My declutter has made me realize how much I prefer the desktop (or laptop) experience over the mobile experience in most situations. I’m an elder millennial, so I’m better with a traditional keyboard and mouse than I am with an onscreen keyboard.

I recently got a couple used (or “previously enjoyed”) laptops through my job. The laptops are nowhere near the latest and greatest specs. They can’t upgrade to Windows 11, but they run Linux just fine (currently Solus).

Still, these laptops are thin and powerful enough for everything I need. Ten or fifteen years ago, it would been impossible to think of how I could ever need anything more. Especially when you consider the near ubiquity of public wifi.

But now, in the age of smartphones, we want the same conveniences once reserved for laptops at our disposal through these devices many of us keep in our pockets at all times.

Perhaps it’s easy to gush over tech like laptops when propping it against the smartphone. Perhaps the smartphone is a scapegoat, the villainous flavor of the week.

I do not believe eliminating smartphones will fix everything. We would find a substitute for distraction, perhaps laptops and desktop computers.

But that’s a problem we can address when we’ve improved our relationships with our smartphones. This acknowledgment makes us better prepared in the war for our attention.

While Newport doesn’t say everyone should delete all social media, he doesn’t hide his opinion that social media holds little to no value. These days it’s fashionable to jump on Newport’s side and crap on social media while ignoring any benefits.

The reason I fell in love with the Internet way back in the late ’90s is the same reason I stick around on social media and related platforms in 2022: The potential for connection that’s harder to find offline.

Connections made over the Internet are not a substitute for connections with my family and other people I see offline. While I can get along with almost anyone I meet face to face, there are very few I can nerd out with on anything that truly interests me. Or at least not to the depth I want to go.

Also, I tend to hop from interest to interest. It’s always nice to know I can find other parties interested in the same things, on the Internet, often in the form of social media.

Perhaps I would feel differently if I were part of some sort of establishment I could fall back on.

But I would be disingenuous to gloss over my gripes with social media, which relies on sloppy algorithms to decide which content is worth promoting. (I’m looking at you, Meta, LinkedIn, Twitter . . .)

When I think back to my favorite times in online communities, they were often in communities that hadn’t yet been adopted by the masses. And while that may make me sound like an idealistic hipster who wants to keep his hangouts under the radar so that he can have them all to himself, I find my defense more practical than that.

The simple truth is that, in most cases:

Mass adoption = commoditization.

And once you start catering to everyone, you end up serving no one. And, at some point, the experiences all run together, as the users and their avatars do. And you get an experience similar to what you likely find offline, in which few of the experiences stand out above the rest.

Before reading Digital Minimalism, I was becoming convinced that a return to smaller online communities was the best path forward.
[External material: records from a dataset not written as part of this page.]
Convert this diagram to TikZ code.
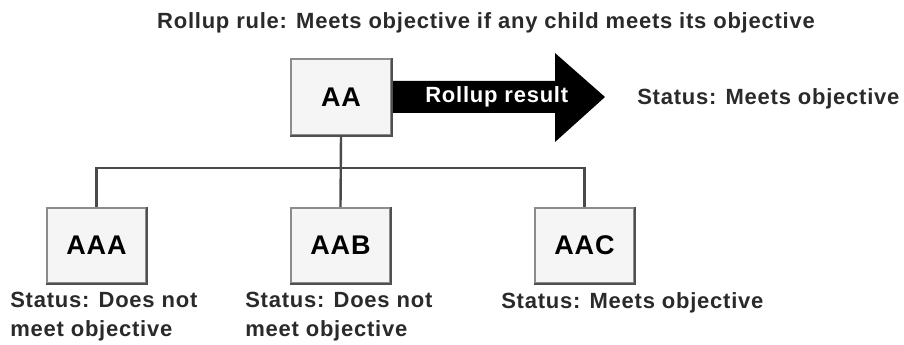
\documentclass[tikz,border=0pt]{standalone}
\usepackage{fontspec}
\setmainfont{Liberation Sans}[LetterSpace=3.5]
\definecolor{boxfill}{HTML}{F5F5F5}
\definecolor{boxedge}{HTML}{8C8C8C}
\definecolor{boxshade}{HTML}{505050}
\definecolor{wire}{HTML}{4A4A4A}
\definecolor{ink}{HTML}{2A2A2A}
\tikzset{
  unitbox/.style={draw=boxedge, fill=boxfill, line width=1.5pt,
    minimum width=74.5pt, minimum height=56.5pt, inner sep=0pt,
    font=\fontsize{20.25pt}{24pt}\selectfont\bfseries},
  caption/.style={inner sep=0pt, text=ink, align=left,
    font=\fontsize{16.5pt}{21.75pt}\selectfont\bfseries},
  wireline/.style={draw=wire, line width=1.8pt},
}
\begin{document}
\begin{tikzpicture}[x=0.75pt, y=-0.75pt]
\useasboundingbox (0,0) rectangle (904,345);

% title
\node[caption, anchor=base] (title) at (486,29)
  {Rollup rule: Meets objective if any child meets its objective};

% big rollup arrow
\fill[black] (391,81) -- (555,81) -- (555,53) -- (605,97) -- (555,142)
  -- (555,113) -- (391,113) -- cycle;
\node[caption, text=white, anchor=base west] (rollup) at (425,103) {Rollup result};
\node[caption, anchor=base west] (topstatus) at (637,105) {Status: Meets objective};

% units
\node[unitbox] (AA)  at (341,97)    {AA};
\node[unitbox] (AAA) at (96.5,245.5)  {AAA};
\node[unitbox] (AAB) at (340.5,245.5) {AAB};
\node[unitbox] (AAC) at (584.5,245.5) {AAC};
\foreach \n in {AA,AAA,AAB,AAC}
  \draw[boxshade, line width=1.5pt] (\n.south west) -- (\n.south east) -- (\n.north east);

% tree connectors
\coordinate (bus) at (341,168);
\draw[wireline] (AA.south) -- (AAB.north);
\draw[wireline] (AAA.north) -- (AAA.north |- bus) -- (AAC.north |- bus) -- (AAC.north);

% child statuses (base anchor sits on the last line)
\node[caption, anchor=base west] (sA) at (10,337)  {Status: Does not\\meet objective};
\node[caption, anchor=base west] (sB) at (245,337) {Status: Does not\\meet objective};
\node[caption, anchor=base west] (sC) at (501,309) {Status: Meets objective};
\end{tikzpicture}
\end{document}
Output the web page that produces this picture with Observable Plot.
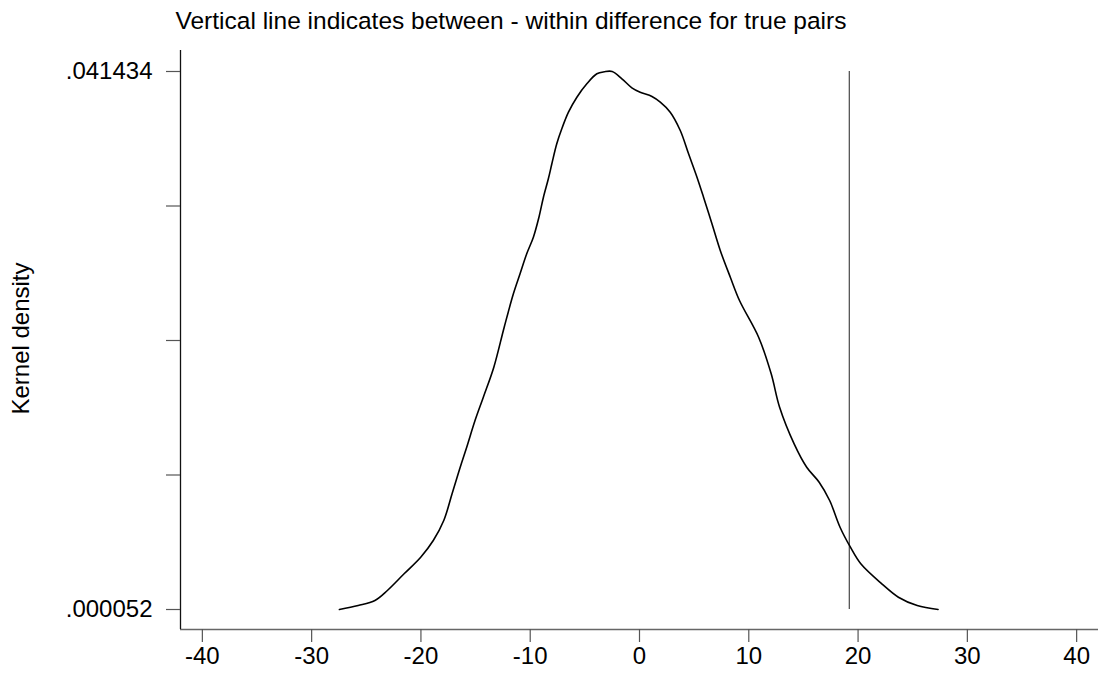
<!DOCTYPE html>
<html>
<head>
<meta charset="utf-8">
<script src="https://cdn.jsdelivr.net/npm/d3@7"></script>
<script src="https://cdn.jsdelivr.net/npm/@observablehq/plot@0.6"></script>
<style>
  html, body { margin: 0; padding: 0; background: #fff; }
  #chart svg { display: block; }
</style>
</head>
<body>
<div id="chart"></div>
<script>
// ---- data ----
const titleText = "Vertical line indicates between - within difference for true pairs";
const yAxisLabel = "Kernel density";

const densityX = [-27.46,-25.74,-24.21,-23.07,-21.54,-20.02,-18.87,-17.91,-17.15,-16.50,-15.81,-15.05,-14.29,-13.33,-12.38,-11.54,-10.93,-10.32,-9.71,-9.20,-8.79,-8.34,-8.02,-7.57,-7.11,-6.50,-5.73,-4.82,-3.90,-3.23,-2.50,-1.61,-0.70,0.06,1.14,1.90,2.81,3.73,4.49,5.26,5.86,6.63,7.39,8.31,9.15,10.90,12.05,12.82,14.15,15.30,16.44,17.40,18.35,19.30,20.25,22.17,23.69,25.41,27.32];
const densityY = [0.000052,0.000360,0.000744,0.001513,0.002798,0.004075,0.005359,0.006898,0.008951,0.010744,0.012536,0.014590,0.016382,0.018690,0.021766,0.024335,0.025874,0.027412,0.028689,0.030227,0.031766,0.033181,0.034335,0.035873,0.037026,0.038303,0.039457,0.040488,0.041257,0.041411,0.041434,0.040873,0.040181,0.039842,0.039511,0.039073,0.038303,0.036896,0.035103,0.033304,0.031766,0.029719,0.027666,0.025612,0.023820,0.020997,0.018182,0.015613,0.012797,0.010998,0.009843,0.008436,0.006382,0.004844,0.003567,0.002029,0.000998,0.000360,0.000052];

const verticalLineX = [19.2];
const densityMin = 0.000052;
const densityMax = 0.041434;

const xTicks = [-40, -30, -20, -10, 0, 10, 20, 30, 40];
const xDomain = [-42, 42];
const yDomain = [-0.001486, 0.043049];
const yTicks = [0.000052, 0.0103975, 0.020743, 0.0310885, 0.041434];
const yTickLabels = [".000052", "", "", "", ".041434"];

// ---- build ----
const curve = densityX.map((x, i) => ({x, y: densityY[i]}));
const font = "'Liberation Sans', Arial, Helvetica, sans-serif";

const chart = Plot.plot({
  width: 1101,
  height: 673,
  marginLeft: 180,
  marginRight: 3,
  marginTop: 50,
  marginBottom: 44,
  style: {fontFamily: font, fontSize: "24px", color: "#000", background: "#fff", overflow: "visible"},
  x: {domain: xDomain},
  y: {domain: yDomain},
  marks: [
    // axis lines
    Plot.ruleY([yDomain[0]], {stroke: "#666", strokeWidth: 1.4}),
    Plot.ruleX([xDomain[0]], {stroke: "#111", strokeWidth: 1.3}),
    Plot.axisX({
      ticks: xTicks,
      tickSize: 13,
      tickPadding: 4,
      stroke: "#555",
      strokeWidth: 1.2,
      fontSize: 24,
      tickFormat: d => String(d),
      label: null
    }),
    Plot.axisY({
      ticks: yTicks,
      tickSize: 14,
      tickPadding: 14,
      stroke: "#555",
      strokeWidth: 1.2,
      fontSize: 24,
      tickFormat: d => yTickLabels[yTicks.indexOf(d)],
      label: null
    }),
    // vertical reference line
    Plot.ruleX(verticalLineX, {y1: densityMin, y2: densityMax, stroke: "#555", strokeWidth: 1.3}),
    // density curve
    Plot.line(curve, {x: "x", y: "y", stroke: "#000", strokeWidth: 1.6, curve: "catmull-rom"}),
    // title
    Plot.text([titleText], {
      text: d => d, frameAnchor: "top-left", textAnchor: "start", lineAnchor: "bottom",
      dx: -5, dy: -22, fontSize: 24.5, fill: "#000"
    }),
    // y-axis title
    Plot.text([yAxisLabel], {
      text: d => d, frameAnchor: "left", rotate: -90, textAnchor: "middle", lineAnchor: "bottom",
      dx: -151.5, dy: -1.5, fontSize: 24, fill: "#000"
    })
  ]
});

document.getElementById("chart").appendChild(chart);
</script>
</body>
</html>
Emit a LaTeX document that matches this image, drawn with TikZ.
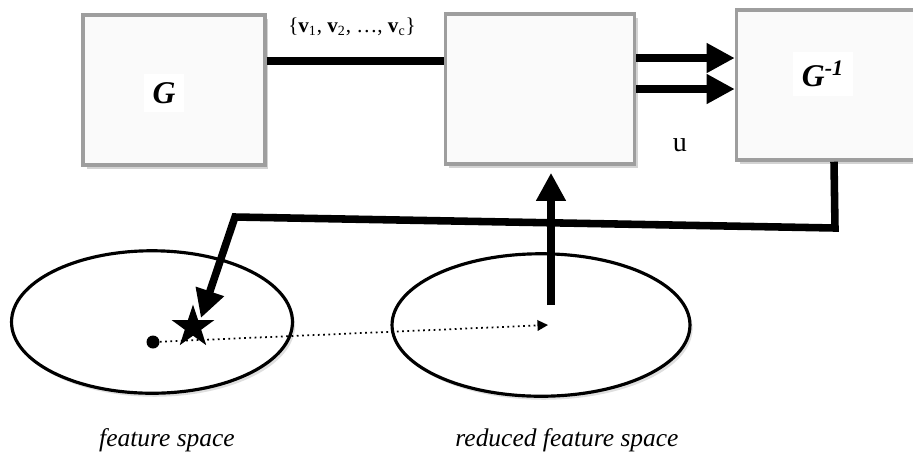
\documentclass[tikz,border=0pt]{standalone}
\usepackage{fontspec}
\setmainfont{Liberation Serif}
\usepackage{tikz}
\usepackage{xcolor}
\usetikzlibrary{
  arrows.meta, calc, positioning, shapes.geometric, shadows
}
\definecolor{boxgray}{HTML}{9E9E9E}
\definecolor{boxfill}{HTML}{FAFAFA}
\definecolor{inkblack}{HTML}{000000}
\tikzset{
  % Mapping blocks -- light fill, gray frame
  block/.style={
    draw=boxgray, fill=boxfill, line width=2pt,
    minimum width=#1, minimum height=3cm, inner sep=0pt,
    drop shadow={shadow xshift=2pt, shadow yshift=-2.5pt, opacity=0.35},
  },
  blocklabel/.style={
    fill=white, inner sep=5pt, text=inkblack,
    font=\fontsize{18}{21}\selectfont\bfseries\itshape,
  },
  % Feature spaces
  space/.style={
    ellipse, draw=inkblack, fill=white, line width=1.8pt,
    minimum width=#1, minimum height=2.85cm, inner sep=0pt,
    drop shadow={shadow xshift=1.5pt, shadow yshift=-2pt, opacity=0.25},
  },
  caption/.style={font=\fontsize{14.5}{17}\selectfont\itshape},
  % Arrows
  flow/.style={line width=4.3pt, inkblack},
  flowarr/.style={-{Triangle[length=16pt, width=16pt]}, line width=4.3pt, inkblack},
  maparr/.style={-{Triangle[length=6pt, width=6pt]}, line width=1pt,
                 dotted, inkblack},
}

\begin{document}
\begin{tikzpicture}[x=0.02cm, y=-0.02cm]
  \useasboundingbox (0,0) rectangle (913,458);

  % blocks
  \node[block=3.64cm] (g) at (174,90) {};
  \node[block=3.78cm] (mid) at (540,89) {};
  \node[block=3.9cm] (ginv) at (834,85) {};
  \node[blocklabel] (glabel) at (164,93) {G};
  \node[blocklabel] (ginvlabel) at (823,74) {G\textsuperscript{-1}};

  % spaces
  \node[space=5.62cm] (fs) at (152,322) {};
  \node[space=5.96cm] (rfs) at (541,325) {};
  \node[caption] (fscap) at (167,440) {feature space};
  \node[caption] (rfscap) at (567,440) {reduced feature space};

  % points
  \node[circle, fill=inkblack, minimum size=0.26cm, inner sep=0pt] (dot) at (153,342) {};
  \node[star, star points=5, star point ratio=2.6, fill=inkblack,
        minimum size=0.9cm, inner sep=0pt] (star) at (193,327) {};
  \coordinate (rp) at (548,325);
  \coordinate (up) at (551,305);
  \coordinate (fbr) at (835,228);
  \coordinate (fbl) at (235,217);

  % labels
  \node[font=\fontsize{12}{14}\selectfont] (vlabel) at (352,27)
    {\{\textbf{v}\textsubscript{1}, \textbf{v}\textsubscript{2}, \dots, \textbf{v}\textsubscript{c}\}};
  \node[font=\fontsize{16}{18}\selectfont] (ulabel) at (680,145) {u};

  % connectors
  \draw[flow] ([yshift=0.58cm]g.east) -- ([yshift=0.58cm]g.east -| mid.west);
  \draw[flowarr] ([yshift=0.62cm]mid.east) -- ([yshift=0.62cm]mid.east -| ginv.west);
  \draw[flowarr] (mid.east) -- (mid.east -| ginv.west);
  \draw[flowarr, shorten >=1pt] (ginv.south) -- (fbr) -- (fbl) -- (star.north east);
  \draw[flowarr, shorten >=4pt] (up) -- (up |- mid.south);
  \draw[maparr] (dot) -- (rp);
\end{tikzpicture}
\end{document}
I still believe that in theory, though I haven’t begun practicing it as well as I should.

I’m not sure of the exact limits of this practice either. Obvious candidates include places like micro.blog and niche Mastodon servers. Maybe even the smaller subreddits. I suppose you can create an insular experience on Twitter if you follow the right people.

While I would like to see a break from the worst of Web 2.0, I’m thinking Web 3.0 is most likely not the answer.

Does that mean Newport’s preference for walking away from social media is the answer?

I’m not ready to jump on that train. But I can’t blame anyone who does.

I hope this essay shines some light on the need for philosophy in all aspects of our lives, even in technology.